Shakespeare's comedy Twelfth Night follows the outline of Elizabethan comedy as it has the elements of mistaken identity, separated twins, and gender-crossing disguise. With these elements comes the dramatic irony that contributes to the comedic effect of the play.
1. Perhaps the most salient example of dramatic irony is the disguise of Viola, who is saved after being shipwrecked by a captain who puts in to shore on Illyria. After learning that the captain knows the Duke of Illyria, Viola asks him to disguise her as a eunich so that she may work in his service. In this disguise, that only the audience is privy to, Viola is better able to perceive the true nature of the characters as they confide in Cesario, her male disguise. When she goes to work for the Duke, he has Cesario go to Olivia's house to plead his love for him. However, Viola who is actually in love with the Duke, says in an aside after telling the Duke,"Ill do my best to woo your lady,"
Yet a barful strife!
Whoe'er I woo, myself would be his wife. (1.5.41-42)
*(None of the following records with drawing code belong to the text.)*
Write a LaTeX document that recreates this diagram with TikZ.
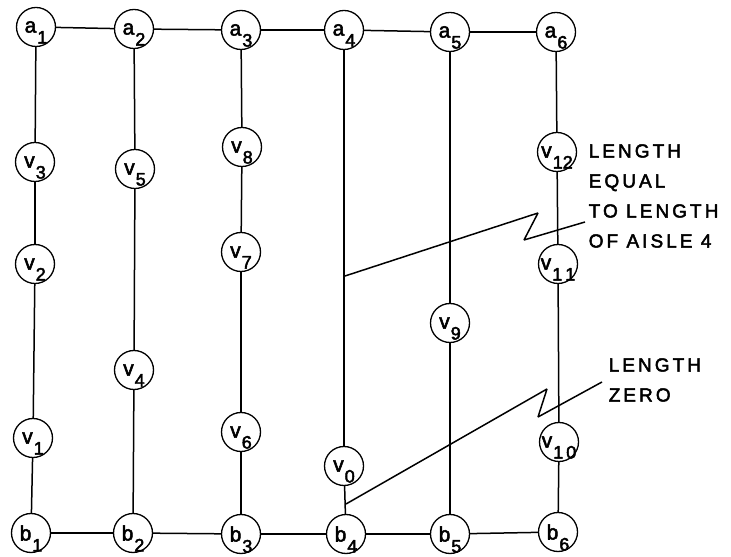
\documentclass[tikz,border=0pt]{standalone}
\usepackage{fontspec}
\setmainfont[FakeBold=2.5]{Liberation Sans}
\newfontfamily\notefont[LetterSpace=16,FakeBold=2.5]{Liberation Sans}
\usepackage{tikz}

% vertex label: letter with a low, full-size index
\newcommand{\lab}[2]{#1\kern1bp\smash{\raisebox{-11bp}{\fontsize{18bp}{18bp}\selectfont #2}}}

\begin{document}
\begin{tikzpicture}[line join=bevel,
  vertex/.style={circle,draw,line width=1.3bp,minimum size=39bp,inner sep=0pt,
    fill=white,font=\fontsize{21bp}{21bp}\selectfont},
  note/.style={align=left,inner sep=0pt,anchor=west,
    font=\notefont\fontsize{19bp}{30bp}\selectfont},
  every path/.style={line width=1.5bp}]
\useasboundingbox (0bp,0bp) rectangle (731bp,557bp);
%%
\node (a_1) at (36bp,530bp) [vertex] {\lab{a}{1}};
  \node (a_2) at (134bp,528bp) [vertex] {\lab{a}{2}};
  \node (a_3) at (241bp,527bp) [vertex] {\lab{a}{3}};
  \node (a_4) at (344bp,527bp) [vertex] {\lab{a}{4}};
  \node (a_5) at (450bp,525bp) [vertex] {\lab{a}{5}};
  \node (a_6) at (556bp,525bp) [vertex] {\lab{a}{6}};
  \node (v_3) at (35bp,395bp) [vertex] {\lab{v}{3}};
  \node (v_2) at (35bp,293bp) [vertex] {\lab{v}{2}};
  \node (v_1) at (33bp,119bp) [vertex] {\lab{v}{1}};
  \node (v_5) at (135bp,388bp) [vertex] {\lab{v}{5}};
  \node (v_4) at (134bp,187bp) [vertex] {\lab{v}{4}};
  \node (v_8) at (242bp,410bp) [vertex] {\lab{v}{8}};
  \node (v_7) at (241bp,305bp) [vertex] {\lab{v}{7}};
  \node (v_6) at (241bp,125bp) [vertex] {\lab{v}{6}};
  \node (v_0) at (344bp,91bp) [vertex] {\lab{v}{0}};
  \node (v_9) at (450bp,234bp) [vertex] {\lab{v}{9}};
  \node (v_12) at (557bp,405bp) [vertex] {\lab{v}{12}};
  \node (v_11) at (558bp,293bp) [vertex] {\lab{v}{1\,1}};
  \node (v_10) at (559bp,115bp) [vertex] {\lab{v}{1\,0}};
  \node (b_1) at (31bp,24bp) [vertex] {\lab{b}{1}};
  \node (b_2) at (133bp,24bp) [vertex] {\lab{b}{2}};
  \node (b_3) at (241bp,23bp) [vertex] {\lab{b}{3}};
  \node (b_4) at (346bp,23bp) [vertex] {\lab{b}{4}};
  \node (b_5) at (450bp,23bp) [vertex] {\lab{b}{5}};
  \node (b_6) at (558bp,25bp) [vertex] {\lab{b}{6}};
%
  \draw [black] (a_1) -- (a_2);
  \draw [black] (a_2) -- (a_3);
  \draw [black] (a_3) -- (a_4);
  \draw [black] (a_4) -- (a_5);
  \draw [black] (a_5) -- (a_6);
  \draw [black] (b_1) -- (b_2);
  \draw [black] (b_2) -- (b_3);
  \draw [black] (b_3) -- (b_4);
  \draw [black] (b_4) -- (b_5);
  \draw [black] (b_5) -- (b_6);
  \draw [black] (a_1) -- (v_3);
  \draw [black] (v_3) -- (v_2);
  \draw [black] (v_2) -- (v_1);
  \draw [black] (v_1) -- (b_1);
  \draw [black] (a_2) -- (v_5);
  \draw [black] (v_5) -- (v_4);
  \draw [black] (v_4) -- (b_2);
  \draw [black] (a_3) -- (v_8);
  \draw [black] (v_8) -- (v_7);
  \draw [black] (v_7) -- (v_6);
  \draw [black] (v_6) -- (b_3);
  \draw [black] (a_4) -- (v_0);
  \draw [black] (v_0) -- (b_4);
  \draw [black] (a_5) -- (v_9);
  \draw [black] (v_9) -- (b_5);
  \draw [black] (a_6) -- (v_12);
  \draw [black] (v_12) -- (v_11);
  \draw [black] (v_11) -- (v_10);
  \draw [black] (v_10) -- (b_6);
%
% broken leaders to the two notes
\coordinate (z_1) at (345bp,281bp);
  \coordinate (z_2) at (538bp,344bp);
  \coordinate (z_3) at (524bp,317bp);
  \coordinate (z_4) at (585bp,335bp);
  \coordinate (z_5) at (346bp,53bp);
  \coordinate (z_6) at (547bp,168bp);
  \coordinate (z_7) at (538bp,140bp);
  \coordinate (z_8) at (602bp,175bp);
  \draw [black] (z_1) -- (z_2) -- (z_3) -- (z_4);
  \draw [black] (z_5) -- (z_6) -- (z_7) -- (z_8);
  \node (note_0) at (588bp,361bp) [note] {LENGTH\\EQUAL\\TO LENGTH\\OF AISLE 4};
  \node (note_1) at (608bp,177bp) [note] {LENGTH\\ZERO};
%
\end{tikzpicture}
\end{document}
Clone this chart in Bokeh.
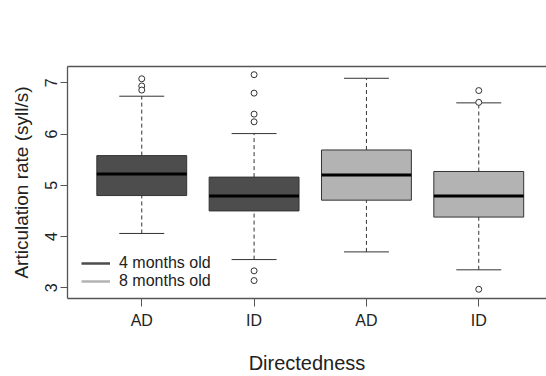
from bokeh.plotting import figure
from bokeh.models import ColumnDataSource, FixedTicker, LinearAxis, Range1d, Legend, LegendItem
from bokeh.embed import file_html
from bokeh.resources import INLINE

# ---- data ----
positions = [1, 2, 3, 4]
groups = ["AD", "ID", "AD", "ID"]
ages = ["4 months old", "4 months old", "8 months old", "8 months old"]
q1 = [4.80, 4.50, 4.71, 4.38]
medians = [5.22, 4.79, 5.20, 4.79]
q3 = [5.58, 5.16, 5.69, 5.27]
lower_whisker = [4.06, 3.55, 3.70, 3.35]
upper_whisker = [6.74, 6.01, 7.09, 6.61]
outliers = {
    1: [7.08, 6.94, 6.86],
    2: [7.16, 6.80, 6.39, 6.24, 3.33, 3.14],
    3: [],
    4: [6.85, 6.62, 2.97],
}
age_colors = {"4 months old": "#4d4d4d", "8 months old": "#b3b3b3"}
y_ticks = [3, 4, 5, 6, 7]

FONT = "Liberation Sans"
DARK = "#333333"

p = figure(width=546, height=376, output_backend="svg", toolbar_location=None,
           x_range=Range1d(0.339, 4.603), y_range=Range1d(2.79, 7.32),
           min_border_left=67, min_border_top=66, min_border_right=0,
           min_border_bottom=10, background_fill_color="white",
           border_fill_color="white")
p.outline_line_color = None
p.xgrid.visible = False
p.ygrid.visible = False

box_src = ColumnDataSource(dict(
    x=positions, q1=q1, q3=q3, med=medians, lo=lower_whisker, hi=upper_whisker,
    color=[age_colors[a] for a in ages],
    cl=[x - 0.2 for x in positions], cr=[x + 0.2 for x in positions],
    bl=[x - 0.4 for x in positions], br=[x + 0.4 for x in positions],
))

# whiskers (dashed)
p.segment(x0="x", y0="q3", x1="x", y1="hi", source=box_src, line_color=DARK,
          line_width=1, line_dash="4 3")
p.segment(x0="x", y0="lo", x1="x", y1="q1", source=box_src, line_color=DARK,
          line_width=1, line_dash="4 3")
# caps
p.segment(x0="cl", y0="hi", x1="cr", y1="hi", source=box_src, line_color=DARK, line_width=1)
p.segment(x0="cl", y0="lo", x1="cr", y1="lo", source=box_src, line_color=DARK, line_width=1)
# boxes
p.vbar(x="x", width=0.8, bottom="q1", top="q3", source=box_src,
       fill_color="color", line_color=DARK, line_width=1)
# medians
p.segment(x0="bl", y0="med", x1="br", y1="med", source=box_src, line_color="black", line_width=3)

# outliers
ox, oy = [], []
for k, vals in outliers.items():
    for v in vals:
        ox.append(k)
        oy.append(v)
p.scatter(x=ox, y=oy, marker="circle", size=6, fill_color="white",
          line_color=DARK, line_width=1)

# legend with line glyphs (renderers carry no visible data)
leg_items = []
for age, col in age_colors.items():
    r = p.line(x=[float("nan")], y=[float("nan")], line_color=col, line_width=2.5)
    leg_items.append(LegendItem(label=age, renderers=[r]))
legend = Legend(items=leg_items, location=(14, 8), border_line_color=None,
                background_fill_alpha=0, margin=0, padding=0, spacing=0,
                glyph_width=29, glyph_height=16, label_height=16,
                label_standoff=9, label_text_font=FONT, label_text_font_size="16px",
                label_text_color="#222222")
p.add_layout(legend, "center")

# axes
xa = p.xaxis[0]
xa.ticker = FixedTicker(ticks=positions)
xa.major_label_overrides = {pos: g for pos, g in zip(positions, groups)}
xa.axis_label = "Directedness"
ya = p.yaxis[0]
ya.ticker = FixedTicker(ticks=y_ticks)
ya.axis_label = "Articulation rate (syll/s)"
ya.major_label_orientation = "vertical"

for ax, tout in ((xa, 8), (ya, 7)):
    ax.minor_tick_line_color = None
    ax.major_tick_in = 0
    ax.major_tick_out = tout
    ax.axis_line_color = "#555555"
    ax.axis_line_width = 1.3
    ax.major_tick_line_color = "#555555"
    ax.major_label_text_font = FONT
    ax.major_label_text_font_size = "16px"
    ax.major_label_text_color = "#222222"
    ax.axis_label_text_font = FONT
    ax.axis_label_text_font_style = "normal"
    ax.axis_label_text_color = "#222222"
xa.axis_label_text_font_size = "20px"
ya.axis_label_text_font_size = "19px"
xa.major_label_standoff = 5
xa.axis_label_standoff = 20
ya.major_label_standoff = 3
ya.axis_label_standoff = 11

top = LinearAxis(ticker=FixedTicker(ticks=[]), major_label_text_font_size="0px",
                 axis_line_color="#555555", axis_line_width=1.3,
                 major_tick_line_color=None, minor_tick_line_color=None)
p.add_layout(top, "above")

open("out.html", "w").write(file_html(p, INLINE))
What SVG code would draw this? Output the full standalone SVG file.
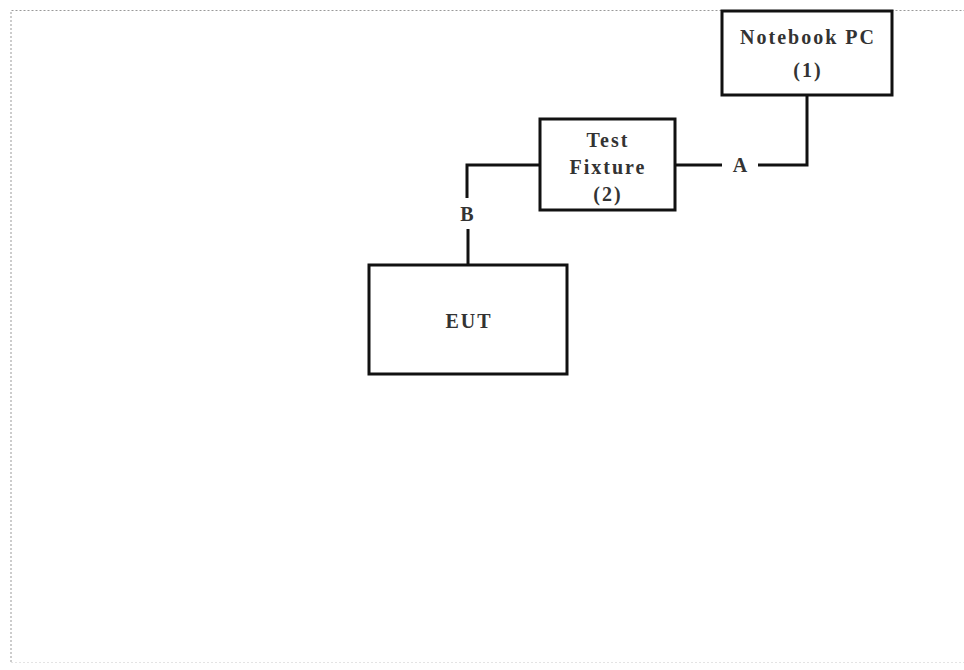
<svg xmlns="http://www.w3.org/2000/svg" width="964" height="670" viewBox="0 0 964 670">
<style>
.box{fill:#fff;stroke:#111;stroke-width:3}
.ln{fill:none;stroke:#111;stroke-width:3}
.t{font-family:"Liberation Serif","Times New Roman",serif;font-weight:bold;font-size:20px;fill:#333;text-anchor:middle;letter-spacing:2px}
.frame{fill:none;stroke:#999;stroke-width:1;stroke-dasharray:2 2}
</style>
<rect width="964" height="670" fill="#fff"/>
<path class="frame" d="M11 662 V10.5 H964"/>
<path fill="none" stroke="#e4e4e4" stroke-width="1" stroke-dasharray="2 2" d="M11 662.5 H964"/>
<g id="connectors">
<path class="ln" d="M807 95 V165 H758"/>
<path class="ln" d="M675 165 H722"/>
<path class="ln" d="M540 165 H467 V198"/>
<path class="ln" d="M468 229 V265"/>
<text class="t" x="741" y="172">A</text>
<text class="t" x="468" y="221">B</text>
</g>
<g id="notebook">
<rect class="box" x="722" y="11" width="170" height="84"/>
<text class="t" x="808" y="44">Notebook PC</text>
<text class="t" x="808" y="77">(1)</text>
</g>
<g id="fixture">
<rect class="box" x="540" y="119" width="135" height="91"/>
<text class="t" x="608" y="147">Test</text>
<text class="t" x="608" y="174">Fixture</text>
<text class="t" x="608" y="201">(2)</text>
</g>
<g id="eut">
<rect class="box" x="369" y="265" width="198" height="109"/>
<text class="t" x="469" y="328">EUT</text>
</g>
</svg>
The original love connection of the Duke has been skewered by the end of this scene since there are two twists to the plot: Viola states her attraction to the Duke Orsino; Olivia reveals a liking for Cesario/Viola. The effect of this dramatic irony is to demonstrate the subjectivity of love. For, when a person sees someone with whom he/she falls in love, this love is felt in the person who does the loving of another. And, a person cannot be made to feel love simply by the attraction of the other for him/her.
2. Another example of dramatic irony occurs when the Puritan Malvolio mistakenly believes that Olivia is in love with him after he receives a forged letter actually written by Maria that he believes is from Olivia. In Act I, Scene 5, the letter to Malvolio, supposedly written by Olivia, he is instructed to wear yellow hose and crossed garters. When he approaches Olivia, she is astounded by his attire and smiles. This scene about the "full of water Malvolio" affords Shakespeare the opportunity to assail the hypocrisy and judgmental nature of Malvolio, a hypocrisy not untypical of the unpopular Anabaptists.
3. In Act IV, Sebastian and Olivia are brought together. Since Olivia has already spoken to Cesario about her love, she assumes again that she is speaking to Cesario when it is Sebastian that she addresses. Even though Sebastian is confused by her declaration of love, he enjoys the sentiment, and takes part in the illusion:
What relish is in this?
Or I am mad, or else this is a dream.
Let fancy still my sense in Lethe steep;
If it be thus to dream, still let me sleep! (4.1.60-3-63)
The irony here produces the result of enlightening the audience to the fact that some lovers delight in the illusions of love and often are satisfied with being the object of someone's else love.